[Start of Information shown]

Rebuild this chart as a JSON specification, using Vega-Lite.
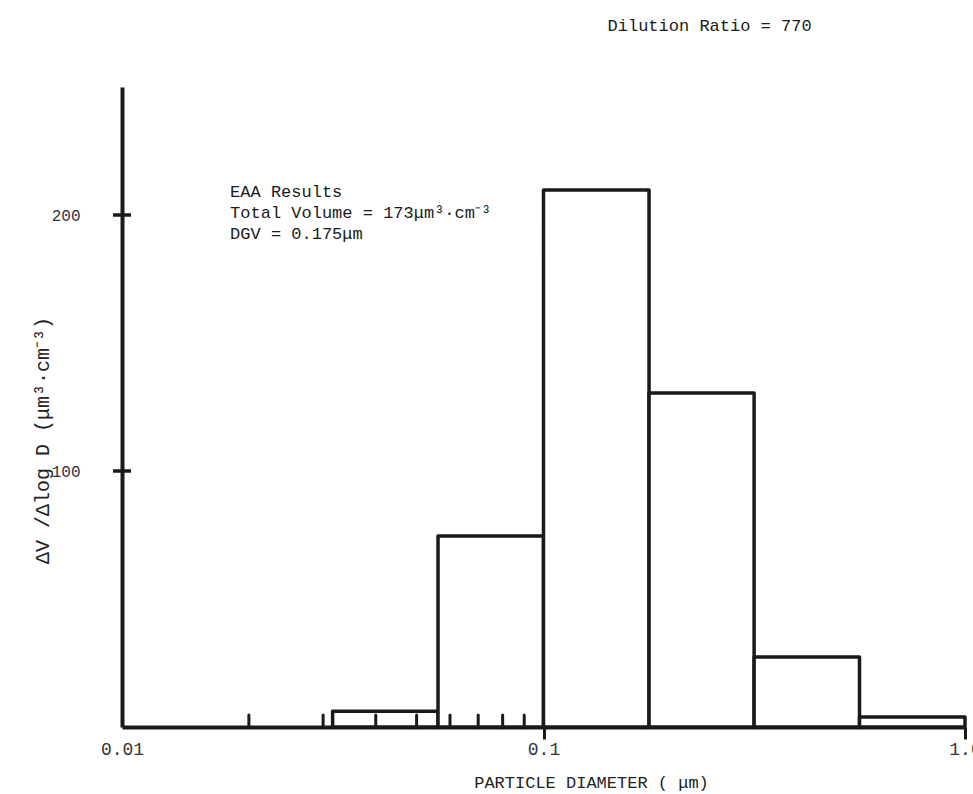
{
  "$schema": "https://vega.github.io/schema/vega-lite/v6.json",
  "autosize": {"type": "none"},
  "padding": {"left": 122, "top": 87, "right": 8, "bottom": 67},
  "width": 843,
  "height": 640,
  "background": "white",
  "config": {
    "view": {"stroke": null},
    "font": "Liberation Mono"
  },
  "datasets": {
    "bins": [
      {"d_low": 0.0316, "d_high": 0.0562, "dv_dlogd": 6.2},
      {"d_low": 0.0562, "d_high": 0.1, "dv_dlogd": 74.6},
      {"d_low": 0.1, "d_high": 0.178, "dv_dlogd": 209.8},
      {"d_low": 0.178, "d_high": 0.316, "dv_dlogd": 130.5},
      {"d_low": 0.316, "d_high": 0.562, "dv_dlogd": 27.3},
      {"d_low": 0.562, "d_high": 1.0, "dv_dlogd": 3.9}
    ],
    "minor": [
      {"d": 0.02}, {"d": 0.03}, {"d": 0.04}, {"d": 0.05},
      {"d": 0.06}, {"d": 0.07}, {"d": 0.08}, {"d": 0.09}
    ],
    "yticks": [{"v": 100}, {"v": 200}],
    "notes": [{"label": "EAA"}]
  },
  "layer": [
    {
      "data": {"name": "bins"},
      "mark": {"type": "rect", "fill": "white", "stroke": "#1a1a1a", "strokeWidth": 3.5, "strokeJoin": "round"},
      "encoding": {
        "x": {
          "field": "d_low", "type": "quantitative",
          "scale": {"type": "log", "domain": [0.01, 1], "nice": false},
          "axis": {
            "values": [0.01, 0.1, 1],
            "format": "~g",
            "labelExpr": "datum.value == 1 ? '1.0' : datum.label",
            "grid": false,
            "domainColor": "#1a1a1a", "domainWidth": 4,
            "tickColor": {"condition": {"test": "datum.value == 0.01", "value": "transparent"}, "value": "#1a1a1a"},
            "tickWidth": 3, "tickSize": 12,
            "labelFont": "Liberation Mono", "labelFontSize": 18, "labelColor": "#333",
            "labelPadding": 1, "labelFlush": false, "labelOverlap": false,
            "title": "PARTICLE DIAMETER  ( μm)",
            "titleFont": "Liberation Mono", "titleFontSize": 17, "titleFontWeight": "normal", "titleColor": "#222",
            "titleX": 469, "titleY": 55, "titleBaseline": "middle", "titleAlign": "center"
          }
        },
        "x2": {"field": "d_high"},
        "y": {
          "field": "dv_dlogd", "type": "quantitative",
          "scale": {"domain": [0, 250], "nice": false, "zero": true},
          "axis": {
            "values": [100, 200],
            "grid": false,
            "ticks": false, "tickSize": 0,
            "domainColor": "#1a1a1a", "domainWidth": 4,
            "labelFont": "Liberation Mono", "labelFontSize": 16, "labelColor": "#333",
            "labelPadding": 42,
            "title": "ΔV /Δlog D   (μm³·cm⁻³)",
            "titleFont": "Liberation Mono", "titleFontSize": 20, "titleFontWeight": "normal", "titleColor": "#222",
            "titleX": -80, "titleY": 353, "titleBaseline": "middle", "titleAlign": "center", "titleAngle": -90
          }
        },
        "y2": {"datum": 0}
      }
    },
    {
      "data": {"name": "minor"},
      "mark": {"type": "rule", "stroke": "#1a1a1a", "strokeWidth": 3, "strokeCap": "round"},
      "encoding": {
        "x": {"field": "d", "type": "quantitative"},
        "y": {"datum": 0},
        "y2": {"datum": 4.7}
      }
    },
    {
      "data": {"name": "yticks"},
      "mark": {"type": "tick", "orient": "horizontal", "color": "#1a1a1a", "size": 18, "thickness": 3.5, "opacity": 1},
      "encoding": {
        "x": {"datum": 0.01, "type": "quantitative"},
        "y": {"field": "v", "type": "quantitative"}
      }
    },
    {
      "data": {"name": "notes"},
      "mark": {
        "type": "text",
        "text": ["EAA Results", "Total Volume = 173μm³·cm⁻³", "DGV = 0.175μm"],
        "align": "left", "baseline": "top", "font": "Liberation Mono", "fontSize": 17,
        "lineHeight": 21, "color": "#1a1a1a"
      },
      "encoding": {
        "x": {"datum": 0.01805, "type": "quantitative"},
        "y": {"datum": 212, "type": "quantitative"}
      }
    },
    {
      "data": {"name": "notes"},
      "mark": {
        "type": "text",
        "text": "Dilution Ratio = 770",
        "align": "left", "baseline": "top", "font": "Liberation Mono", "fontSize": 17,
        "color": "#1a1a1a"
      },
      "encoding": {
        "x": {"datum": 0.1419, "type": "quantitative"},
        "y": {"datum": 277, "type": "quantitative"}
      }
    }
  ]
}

[End of Information shown]

Quote every line word for word and keep the images out of the copy.

Rebuild this chart as a JSON specification, using Vega-Lite.
{
  "$schema": "https://vega.github.io/schema/vega-lite/v6.json",
  "autosize": {"type": "none"},
  "padding": {"left": 122, "top": 87, "right": 8, "bottom": 67},
  "width": 843,
  "height": 640,
  "background": "white",
  "config": {
    "view": {"stroke": null},
    "font": "Liberation Mono"
  },
  "datasets": {
    "bins": [
      {"d_low": 0.0316, "d_high": 0.0562, "dv_dlogd": 6.2},
      {"d_low": 0.0562, "d_high": 0.1, "dv_dlogd": 74.6},
      {"d_low": 0.1, "d_high": 0.178, "dv_dlogd": 209.8},
      {"d_low": 0.178, "d_high": 0.316, "dv_dlogd": 130.5},
      {"d_low": 0.316, "d_high": 0.562, "dv_dlogd": 27.3},
      {"d_low": 0.562, "d_high": 1.0, "dv_dlogd": 3.9}
    ],
    "minor": [
      {"d": 0.02}, {"d": 0.03}, {"d": 0.04}, {"d": 0.05},
      {"d": 0.06}, {"d": 0.07}, {"d": 0.08}, {"d": 0.09}
    ],
    "yticks": [{"v": 100}, {"v": 200}],
    "notes": [{"label": "EAA"}]
  },
  "layer": [
    {
      "data": {"name": "bins"},
      "mark": {"type": "rect", "fill": "white", "stroke": "#1a1a1a", "strokeWidth": 3.5, "strokeJoin": "round"},
      "encoding": {
        "x": {
          "field": "d_low", "type": "quantitative",
          "scale": {"type": "log", "domain": [0.01, 1], "nice": false},
          "axis": {
            "values": [0.01, 0.1, 1],
            "format": "~g",
            "labelExpr": "datum.value == 1 ? '1.0' : datum.label",
            "grid": false,
            "domainColor": "#1a1a1a", "domainWidth": 4,
            "tickColor": {"condition": {"test": "datum.value == 0.01", "value": "transparent"}, "value": "#1a1a1a"},
            "tickWidth": 3, "tickSize": 12,
            "labelFont": "Liberation Mono", "labelFontSize": 18, "labelColor": "#333",
            "labelPadding": 1, "labelFlush": false, "labelOverlap": false,
            "title": "PARTICLE DIAMETER  ( μm)",
            "titleFont": "Liberation Mono", "titleFontSize": 17, "titleFontWeight": "normal", "titleColor": "#222",
            "titleX": 469, "titleY": 55, "titleBaseline": "middle", "titleAlign": "center"
          }
        },
        "x2": {"field": "d_high"},
        "y": {
          "field": "dv_dlogd", "type": "quantitative",
          "scale": {"domain": [0, 250], "nice": false, "zero": true},
          "axis": {
            "values": [100, 200],
            "grid": false,
            "ticks": false, "tickSize": 0,
            "domainColor": "#1a1a1a", "domainWidth": 4,
            "labelFont": "Liberation Mono", "labelFontSize": 16, "labelColor": "#333",
            "labelPadding": 42,
            "title": "ΔV /Δlog D   (μm³·cm⁻³)",
            "titleFont": "Liberation Mono", "titleFontSize": 20, "titleFontWeight": "normal", "titleColor": "#222",
            "titleX": -80, "titleY": 353, "titleBaseline": "middle", "titleAlign": "center", "titleAngle": -90
          }
        },
        "y2": {"datum": 0}
      }
    },
    {
      "data": {"name": "minor"},
      "mark": {"type": "rule", "stroke": "#1a1a1a", "strokeWidth": 3, "strokeCap": "round"},
      "encoding": {
        "x": {"field": "d", "type": "quantitative"},
        "y": {"datum": 0},
        "y2": {"datum": 4.7}
      }
    },
    {
      "data": {"name": "yticks"},
      "mark": {"type": "tick", "orient": "horizontal", "color": "#1a1a1a", "size": 18, "thickness": 3.5, "opacity": 1},
      "encoding": {
        "x": {"datum": 0.01, "type": "quantitative"},
        "y": {"field": "v", "type": "quantitative"}
      }
    },
    {
      "data": {"name": "notes"},
      "mark": {
        "type": "text",
        "text": ["EAA Results", "Total Volume = 173μm³·cm⁻³", "DGV = 0.175μm"],
        "align": "left", "baseline": "top", "font": "Liberation Mono", "fontSize": 17,
        "lineHeight": 21, "color": "#1a1a1a"
      },
      "encoding": {
        "x": {"datum": 0.01805, "type": "quantitative"},
        "y": {"datum": 212, "type": "quantitative"}
      }
    },
    {
      "data": {"name": "notes"},
      "mark": {
        "type": "text",
        "text": "Dilution Ratio = 770",
        "align": "left", "baseline": "top", "font": "Liberation Mono", "fontSize": 17,
        "color": "#1a1a1a"
      },
      "encoding": {
        "x": {"datum": 0.1419, "type": "quantitative"},
        "y": {"datum": 277, "type": "quantitative"}
      }
    }
  ]
}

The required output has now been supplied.